**What the task asks**
Quote exactly the lines from the start of the entries to the one with "const ticksY = [0, 1, 2, 3, 4, 5, 6, 7];", both ends included.

**Records**
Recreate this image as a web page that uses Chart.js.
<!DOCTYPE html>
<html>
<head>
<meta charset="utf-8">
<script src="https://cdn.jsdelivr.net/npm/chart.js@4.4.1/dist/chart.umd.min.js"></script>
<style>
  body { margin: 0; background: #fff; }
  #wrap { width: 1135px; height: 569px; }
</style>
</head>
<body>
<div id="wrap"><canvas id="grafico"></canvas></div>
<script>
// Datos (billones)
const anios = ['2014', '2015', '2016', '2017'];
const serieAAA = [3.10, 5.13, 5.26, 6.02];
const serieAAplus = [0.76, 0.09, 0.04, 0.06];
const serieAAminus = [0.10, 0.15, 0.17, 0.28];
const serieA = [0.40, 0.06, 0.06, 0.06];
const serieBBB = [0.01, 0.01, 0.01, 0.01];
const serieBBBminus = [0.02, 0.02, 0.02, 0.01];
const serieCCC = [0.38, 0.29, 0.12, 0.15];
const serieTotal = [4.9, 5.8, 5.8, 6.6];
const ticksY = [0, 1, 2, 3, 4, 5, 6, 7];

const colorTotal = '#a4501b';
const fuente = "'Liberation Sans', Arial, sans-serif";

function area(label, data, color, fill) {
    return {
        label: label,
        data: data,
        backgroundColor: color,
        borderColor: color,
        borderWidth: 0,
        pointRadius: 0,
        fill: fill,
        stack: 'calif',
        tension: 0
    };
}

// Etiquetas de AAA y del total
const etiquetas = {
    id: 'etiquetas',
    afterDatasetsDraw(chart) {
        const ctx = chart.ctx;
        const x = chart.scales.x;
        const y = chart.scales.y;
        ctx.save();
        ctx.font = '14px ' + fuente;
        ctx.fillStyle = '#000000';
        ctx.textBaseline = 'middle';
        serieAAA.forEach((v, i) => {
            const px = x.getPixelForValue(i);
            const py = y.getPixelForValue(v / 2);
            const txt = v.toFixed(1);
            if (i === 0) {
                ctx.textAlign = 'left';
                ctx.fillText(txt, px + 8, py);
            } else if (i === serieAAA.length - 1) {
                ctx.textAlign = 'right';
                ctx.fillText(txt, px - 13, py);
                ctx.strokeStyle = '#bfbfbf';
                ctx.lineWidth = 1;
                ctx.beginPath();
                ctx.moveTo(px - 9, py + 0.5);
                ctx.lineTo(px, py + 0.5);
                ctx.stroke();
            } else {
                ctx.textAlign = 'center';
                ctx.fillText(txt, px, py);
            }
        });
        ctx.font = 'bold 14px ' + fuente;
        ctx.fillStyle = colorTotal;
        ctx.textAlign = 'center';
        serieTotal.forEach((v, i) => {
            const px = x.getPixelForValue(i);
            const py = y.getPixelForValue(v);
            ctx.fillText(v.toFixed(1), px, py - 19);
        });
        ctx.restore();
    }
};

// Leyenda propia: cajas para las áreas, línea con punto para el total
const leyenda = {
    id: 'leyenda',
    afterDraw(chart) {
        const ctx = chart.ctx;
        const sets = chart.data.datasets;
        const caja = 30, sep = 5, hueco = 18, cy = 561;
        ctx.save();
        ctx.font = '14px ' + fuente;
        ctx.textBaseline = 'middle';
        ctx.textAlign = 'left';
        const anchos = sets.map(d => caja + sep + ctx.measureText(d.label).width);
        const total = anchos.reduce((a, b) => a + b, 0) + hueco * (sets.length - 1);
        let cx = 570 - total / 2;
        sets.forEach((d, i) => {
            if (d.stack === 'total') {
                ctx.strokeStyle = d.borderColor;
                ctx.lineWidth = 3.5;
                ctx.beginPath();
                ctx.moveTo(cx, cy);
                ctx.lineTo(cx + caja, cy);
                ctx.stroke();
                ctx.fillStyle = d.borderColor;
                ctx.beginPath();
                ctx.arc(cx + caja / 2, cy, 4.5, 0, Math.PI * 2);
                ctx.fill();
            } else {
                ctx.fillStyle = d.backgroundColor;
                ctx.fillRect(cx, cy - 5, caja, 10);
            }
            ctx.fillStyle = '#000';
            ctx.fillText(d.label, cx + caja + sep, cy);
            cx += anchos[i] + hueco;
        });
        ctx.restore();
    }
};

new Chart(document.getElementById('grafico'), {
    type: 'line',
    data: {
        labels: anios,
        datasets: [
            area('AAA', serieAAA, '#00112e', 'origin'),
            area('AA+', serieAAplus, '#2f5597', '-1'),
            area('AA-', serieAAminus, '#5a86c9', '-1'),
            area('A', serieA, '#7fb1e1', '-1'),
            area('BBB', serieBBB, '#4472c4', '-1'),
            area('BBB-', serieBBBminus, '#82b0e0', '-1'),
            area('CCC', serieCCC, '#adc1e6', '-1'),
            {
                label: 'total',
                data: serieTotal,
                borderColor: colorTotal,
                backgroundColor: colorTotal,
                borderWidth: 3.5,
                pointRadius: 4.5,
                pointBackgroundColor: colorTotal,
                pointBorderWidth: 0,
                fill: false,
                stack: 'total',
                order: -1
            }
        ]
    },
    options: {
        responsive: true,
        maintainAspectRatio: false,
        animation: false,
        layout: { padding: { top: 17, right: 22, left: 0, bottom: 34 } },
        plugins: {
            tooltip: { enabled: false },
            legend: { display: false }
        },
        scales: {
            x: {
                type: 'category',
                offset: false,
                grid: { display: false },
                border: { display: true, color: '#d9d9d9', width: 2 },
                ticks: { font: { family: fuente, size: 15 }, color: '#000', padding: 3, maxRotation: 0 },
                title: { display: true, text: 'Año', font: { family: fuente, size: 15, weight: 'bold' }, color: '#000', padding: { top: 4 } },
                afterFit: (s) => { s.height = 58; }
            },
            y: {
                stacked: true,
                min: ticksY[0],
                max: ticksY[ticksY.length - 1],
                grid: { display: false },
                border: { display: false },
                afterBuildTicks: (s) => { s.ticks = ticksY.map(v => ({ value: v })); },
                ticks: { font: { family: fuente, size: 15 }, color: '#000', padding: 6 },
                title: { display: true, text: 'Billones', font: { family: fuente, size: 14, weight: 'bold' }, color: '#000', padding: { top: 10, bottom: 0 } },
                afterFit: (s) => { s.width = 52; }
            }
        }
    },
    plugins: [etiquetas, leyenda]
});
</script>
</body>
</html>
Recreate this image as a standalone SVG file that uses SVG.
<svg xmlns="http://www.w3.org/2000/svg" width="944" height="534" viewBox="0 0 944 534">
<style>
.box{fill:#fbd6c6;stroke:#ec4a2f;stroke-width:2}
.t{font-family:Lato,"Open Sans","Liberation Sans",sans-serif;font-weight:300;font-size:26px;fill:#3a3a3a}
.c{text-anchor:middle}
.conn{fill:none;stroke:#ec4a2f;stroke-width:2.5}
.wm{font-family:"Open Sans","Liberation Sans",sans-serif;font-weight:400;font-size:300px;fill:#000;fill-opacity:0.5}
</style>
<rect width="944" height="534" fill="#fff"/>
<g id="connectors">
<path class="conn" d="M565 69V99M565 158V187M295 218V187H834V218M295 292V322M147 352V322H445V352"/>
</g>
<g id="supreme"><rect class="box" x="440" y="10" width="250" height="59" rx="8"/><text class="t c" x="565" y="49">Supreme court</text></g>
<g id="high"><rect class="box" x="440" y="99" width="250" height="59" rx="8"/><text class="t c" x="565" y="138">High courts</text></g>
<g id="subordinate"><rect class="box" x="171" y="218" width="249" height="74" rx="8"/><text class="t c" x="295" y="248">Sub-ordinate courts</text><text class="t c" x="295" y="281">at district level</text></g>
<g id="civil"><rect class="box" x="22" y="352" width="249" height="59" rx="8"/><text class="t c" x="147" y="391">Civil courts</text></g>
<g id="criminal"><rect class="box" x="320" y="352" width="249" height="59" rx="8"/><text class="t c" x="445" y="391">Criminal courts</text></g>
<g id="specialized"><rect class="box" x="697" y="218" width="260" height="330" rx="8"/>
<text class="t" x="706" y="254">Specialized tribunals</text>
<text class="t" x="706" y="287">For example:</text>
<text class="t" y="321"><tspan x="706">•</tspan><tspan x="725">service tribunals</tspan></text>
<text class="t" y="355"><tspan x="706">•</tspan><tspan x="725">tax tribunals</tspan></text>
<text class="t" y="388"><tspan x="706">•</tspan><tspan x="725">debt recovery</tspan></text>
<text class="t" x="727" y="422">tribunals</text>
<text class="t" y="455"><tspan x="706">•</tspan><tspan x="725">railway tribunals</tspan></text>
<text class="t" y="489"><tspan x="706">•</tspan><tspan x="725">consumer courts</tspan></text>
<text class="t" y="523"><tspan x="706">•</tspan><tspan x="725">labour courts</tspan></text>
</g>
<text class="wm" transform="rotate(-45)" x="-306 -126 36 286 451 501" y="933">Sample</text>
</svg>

**Worked solution**
Recreate this image as a web page that uses Chart.js.
<!DOCTYPE html>
<html>
<head>
<meta charset="utf-8">
<script src="https://cdn.jsdelivr.net/npm/chart.js@4.4.1/dist/chart.umd.min.js"></script>
<style>
  body { margin: 0; background: #fff; }
  #wrap { width: 1135px; height: 569px; }
</style>
</head>
<body>
<div id="wrap"><canvas id="grafico"></canvas></div>
<script>
// Datos (billones)
const anios = ['2014', '2015', '2016', '2017'];
const serieAAA = [3.10, 5.13, 5.26, 6.02];
const serieAAplus = [0.76, 0.09, 0.04, 0.06];
const serieAAminus = [0.10, 0.15, 0.17, 0.28];
const serieA = [0.40, 0.06, 0.06, 0.06];
const serieBBB = [0.01, 0.01, 0.01, 0.01];
const serieBBBminus = [0.02, 0.02, 0.02, 0.01];
const serieCCC = [0.38, 0.29, 0.12, 0.15];
const serieTotal = [4.9, 5.8, 5.8, 6.6];
const ticksY = [0, 1, 2, 3, 4, 5, 6, 7];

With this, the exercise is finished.